With Canva’s library of millions of elements, it’s tempting to overdo it. Resist that urge.
- Limit your color palette. Two or three primary colors with one accent will almost always look more professional than a rainbow. Color should direct attention, not decorate.
- Use charts purposefully. Canva’s 20+ chart types give you options beyond the tired pie chart. A waffle chart, a bubble chart, or a timeline visualization can make the same data feel fresh. But pick the format that actually suits the data - don’t choose something exotic just because it looks interesting.
- Maintain a logical flow. The reader’s eye should move naturally from top to bottom. If you need context from section three to understand section one, reorganize.
- Watch your height. A good rule of thumb is to cap your infographic around 5,000 pixels tall. Beyond that, you’re likely padding rather than adding value. Canva’s template dimensions help enforce discipline here.
Be Original

In blog writing, “do it better” is solid advice - find a top 10 list and write a top 20. That logic doesn’t translate to infographics.
Infographics are designed to be shared widely. If you take someone else’s concept and repackage it with different colors, people will notice - especially the audience who already saw the original. It looks lazy and it undermines your credibility. The research and design effort that goes into a good infographic only pays off if the concept itself is yours.
Find an angle no one has covered, or combine data from multiple sources in a way that hasn’t been done before. That’s what earns shares and backlinks.
Market and Promote

Publishing the graphic is the beginning, not the end. Promotion is where most infographics succeed or fail.
Share it across all your social channels, and don’t assume one post does it. Different segments of your audience are active at different times - schedule multiple posts across different formats (the full graphic, a cropped detail, a short-form video walkthrough for Reels or TikToks).

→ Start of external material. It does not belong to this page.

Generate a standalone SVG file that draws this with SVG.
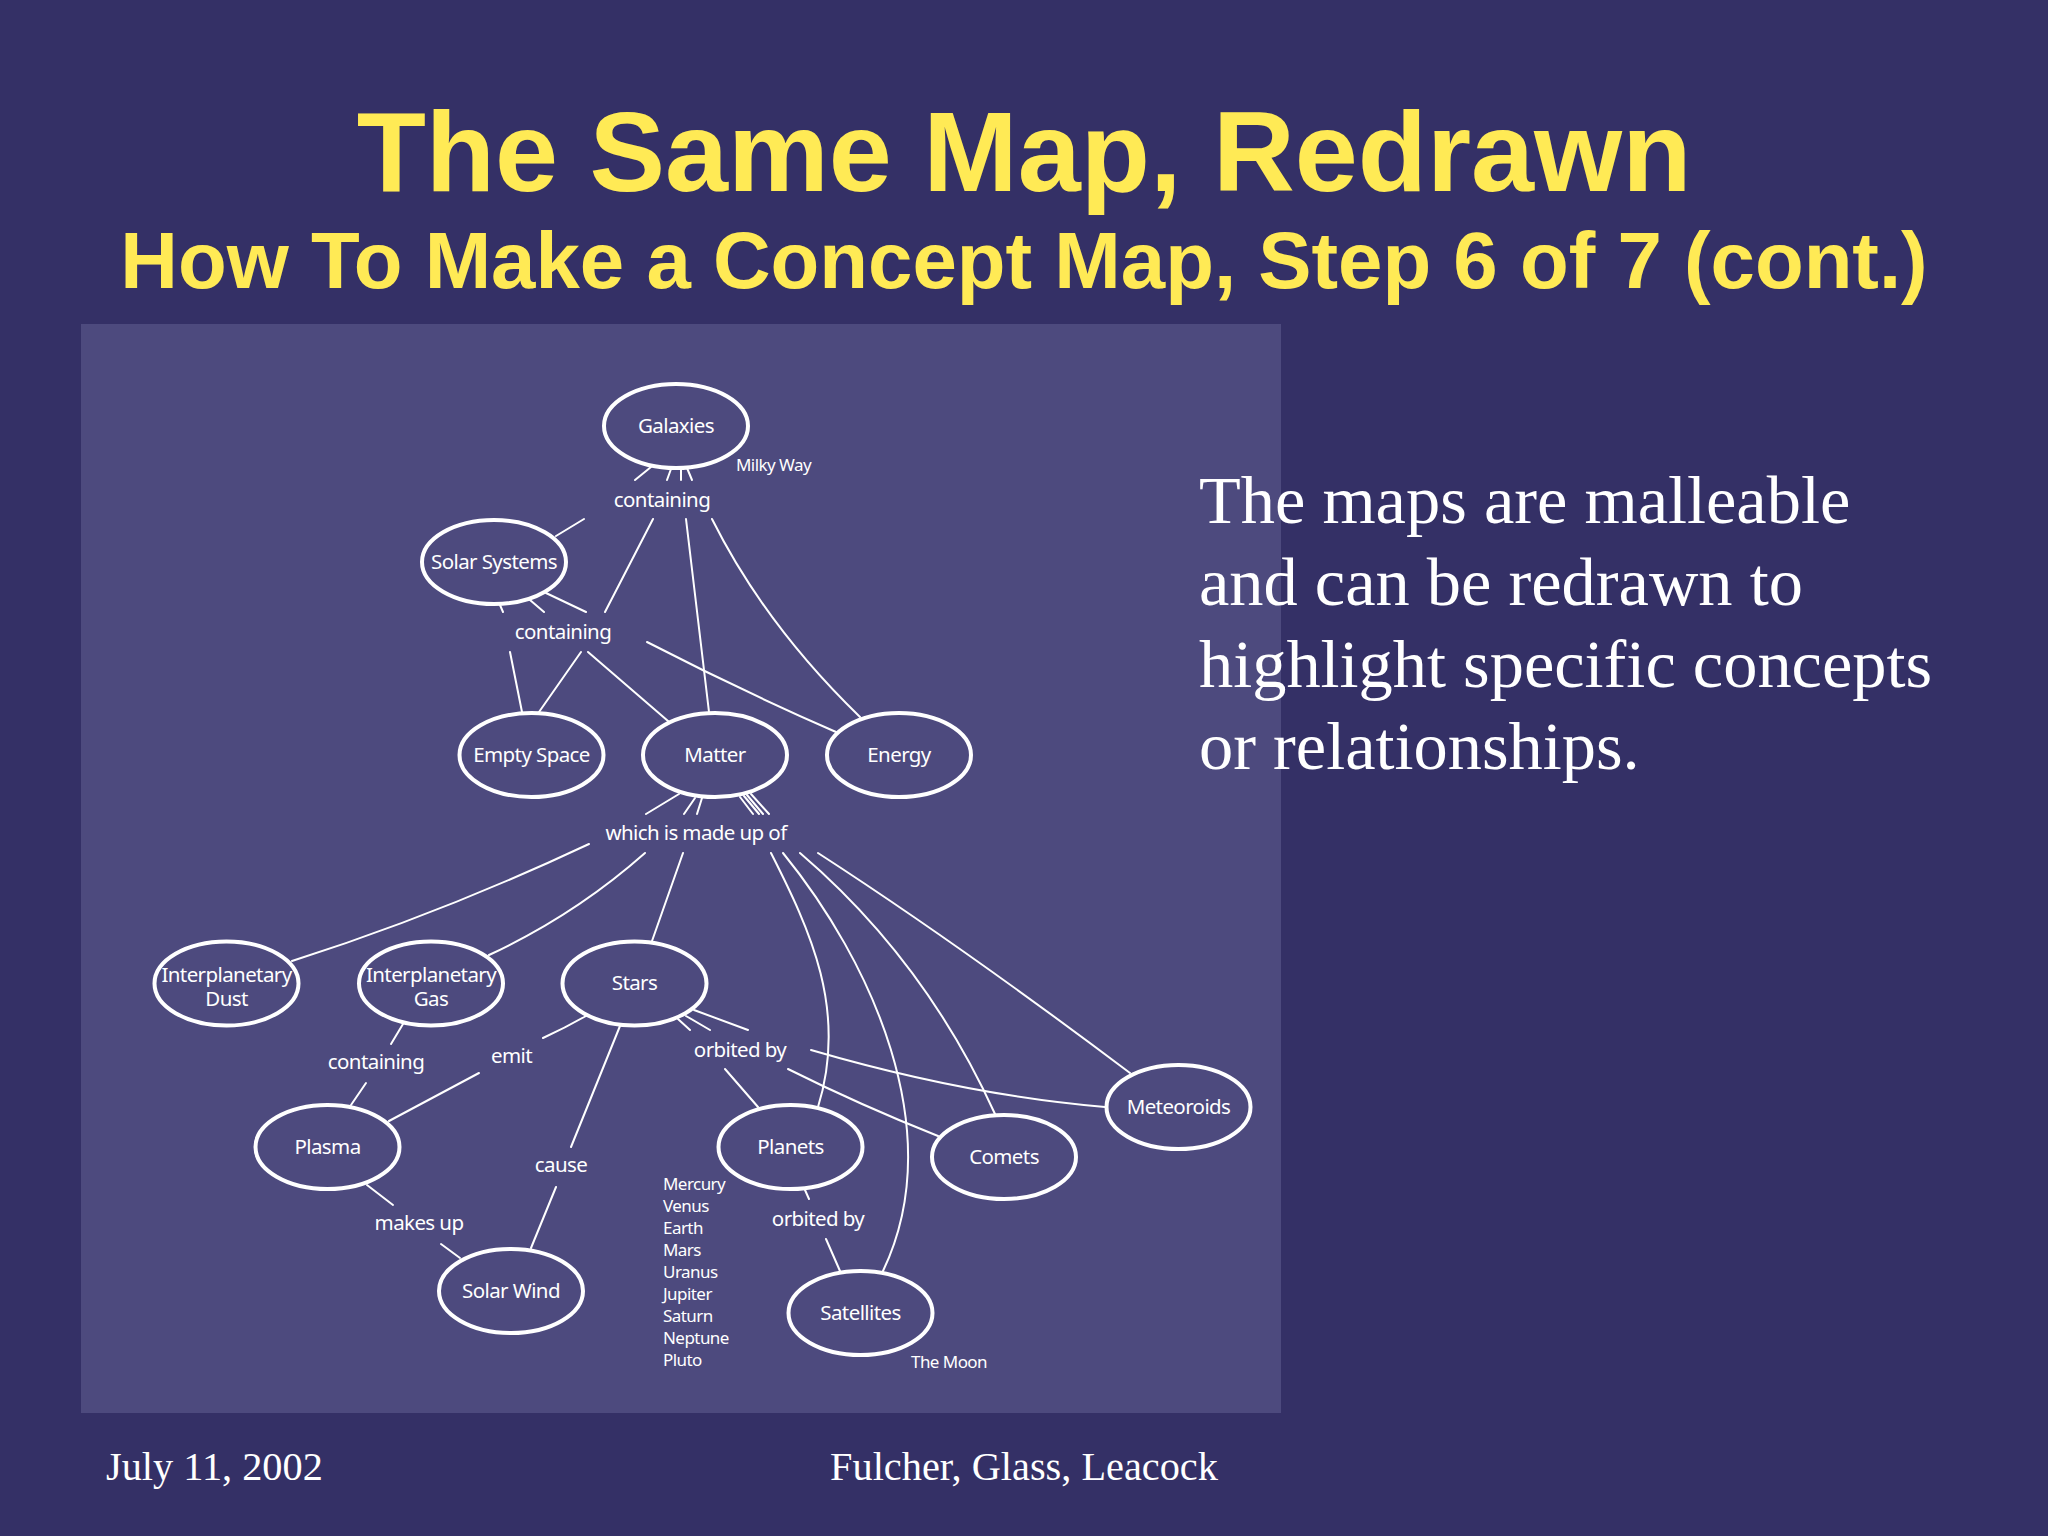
<svg xmlns="http://www.w3.org/2000/svg" width="2048" height="1536" viewBox="0 0 2048 1536">
<style>
.n ellipse{fill:none;stroke:#fff;stroke-width:4}
.t{font-family:"Noto Sans","Liberation Sans",sans-serif;font-size:20.5px;letter-spacing:-.6px;fill:#fff;text-anchor:middle}
.s{font-family:"Noto Sans","Liberation Sans",sans-serif;font-size:17px;letter-spacing:-.55px;fill:#fff}
.h{font-family:"Liberation Sans",Arial,sans-serif;font-weight:700;fill:#FFEA55;text-anchor:middle}
.b{font-family:"Liberation Serif","Times New Roman",serif;fill:#fff}
#connectors path{fill:none;stroke:#fff;stroke-width:2;stroke-linecap:round}
</style>
<rect width="2048" height="1536" fill="#343066"/>
<rect x="81" y="324" width="1200" height="1089" fill="#4D4A7E"/>
<text class="h" x="1024" y="191" font-size="113.3">The Same Map, Redrawn</text>
<text class="h" x="1024" y="287.5" font-size="79.8">How To Make a Concept Map, Step 6 of 7 (cont.)</text>
<g class="b" font-size="68.4"><text x="1199" y="523">The maps are malleable</text><text x="1199" y="605">and can be redrawn to</text><text x="1199" y="687">highlight specific concepts</text><text x="1199" y="769">or relationships.</text></g>
<g class="b" font-size="40.3"><text x="106" y="1480">July 11, 2002</text><text x="1024" y="1480" text-anchor="middle">Fulcher, Glass, Leacock</text></g>
<g id="connectors">
<path d="M651 467L635 480M671 469L667 480M681 469L681 480M687 468L692 480"/>
<path d="M584 519L556 536M653 519L605 612M686 519L709 712M712 519Q765 625 860 717"/>
<path d="M500 605L503 612M530 600L544 612M546 593L586 612"/>
<path d="M510 652L522 712M581 652L539 712M588 652L668 721M647 642Q740 690 836 732"/>
<path d="M679 794L646 814M695 798L684 814M702 798L697 814M740 797L753 814M744 796L759 814M747 795L763 814M751 794L769 814"/>
<path d="M589 844Q440 914 292 961M645 853Q575 915 489 955M683 853L652 941"/>
<path d="M771 853C810 930 848 1010 818 1107M783 853C870 960 950 1130 883 1271M800 853Q925 960 995 1114M818 853Q960 945 1130 1073"/>
<path d="M586 1016Q565 1028 543 1038M620 1026L571 1147M556 1187L531 1248"/>
<path d="M678 1019L690 1030M686 1016L710 1030M694 1010L748 1030"/>
<path d="M403 1024L391 1044M366 1083L351 1105M479 1073L389 1121M367 1185L393 1205M441 1244L460 1258"/>
<path d="M811 1050Q965 1095 1105 1107M788 1069Q860 1105 938 1136M725 1069L758 1107M805 1190L809 1199M826 1239L840 1271"/>
</g>
<g id="galaxies" class="n"><ellipse cx="676" cy="426" rx="72" ry="42"/><text class="t" x="676" y="433">Galaxies</text></g>
<g id="solar-systems" class="n"><ellipse cx="494" cy="562" rx="72" ry="42"/><text class="t" x="494" y="569">Solar Systems</text></g>
<g id="empty-space" class="n"><ellipse cx="531.5" cy="755" rx="72" ry="42"/><text class="t" x="531.5" y="762">Empty Space</text></g>
<g id="matter" class="n"><ellipse cx="715" cy="755" rx="72" ry="42"/><text class="t" x="715" y="762">Matter</text></g>
<g id="energy" class="n"><ellipse cx="899" cy="755" rx="72" ry="42"/><text class="t" x="899" y="762">Energy</text></g>
<g id="interplanetary-dust" class="n"><ellipse cx="226.5" cy="983.5" rx="72" ry="42"/><text class="t" x="226.5" y="982">Interplanetary</text><text class="t" x="226.5" y="1006">Dust</text></g>
<g id="interplanetary-gas" class="n"><ellipse cx="431" cy="983.5" rx="72" ry="42"/><text class="t" x="431" y="982">Interplanetary</text><text class="t" x="431" y="1006">Gas</text></g>
<g id="stars" class="n"><ellipse cx="634.5" cy="983.5" rx="72" ry="42"/><text class="t" x="634.5" y="990">Stars</text></g>
<g id="plasma" class="n"><ellipse cx="327.5" cy="1147" rx="72" ry="42"/><text class="t" x="327.5" y="1154">Plasma</text></g>
<g id="solar-wind" class="n"><ellipse cx="511" cy="1291" rx="72" ry="42"/><text class="t" x="511" y="1298">Solar Wind</text></g>
<g id="planets" class="n"><ellipse cx="790.5" cy="1147" rx="72" ry="42"/><text class="t" x="790.5" y="1154">Planets</text></g>
<g id="comets" class="n"><ellipse cx="1004" cy="1157" rx="72" ry="42"/><text class="t" x="1004" y="1164">Comets</text></g>
<g id="meteoroids" class="n"><ellipse cx="1178.5" cy="1107" rx="72" ry="42"/><text class="t" x="1178.5" y="1114">Meteoroids</text></g>
<g id="satellites" class="n"><ellipse cx="860.5" cy="1313" rx="72" ry="42"/><text class="t" x="860.5" y="1320">Satellites</text></g>
<g id="labels">
<text class="t" x="662" y="507">containing</text>
<text class="t" x="563" y="639">containing</text>
<text class="t" x="696" y="840">which is made up of</text>
<text class="t" x="376" y="1069">containing</text>
<text class="t" x="511.5" y="1063">emit</text>
<text class="t" x="740" y="1057">orbited by</text>
<text class="t" x="561" y="1172">cause</text>
<text class="t" x="419" y="1230">makes up</text>
<text class="t" x="818" y="1226">orbited by</text>
<text class="s" x="736" y="471">Milky Way</text>
<text class="s" x="911" y="1368">The Moon</text>
<g class="s"><text x="663" y="1190">Mercury</text><text x="663" y="1212">Venus</text><text x="663" y="1234">Earth</text><text x="663" y="1256">Mars</text><text x="663" y="1278">Uranus</text><text x="663" y="1300">Jupiter</text><text x="663" y="1322">Saturn</text><text x="663" y="1344">Neptune</text><text x="663" y="1366">Pluto</text></g>
</g>
</svg>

Beyond social, do blogger and journalist outreach. Identify writers covering your topic and send them a personal note with the graphic attached. Make it as easy as possible for them to embed it - include the embed code in your email. This is still one of the most reliable ways to earn editorial backlinks in 2026.
You can also submit to infographic directories and aggregators, which still drive niche traffic and occasional syndication. Don’t overlook Reddit, either - relevant subreddits can send serious traffic to a genuinely useful, non-promotional graphic.
Promotion is what separates an infographic that earns links, traffic, and authority for months or years after publication.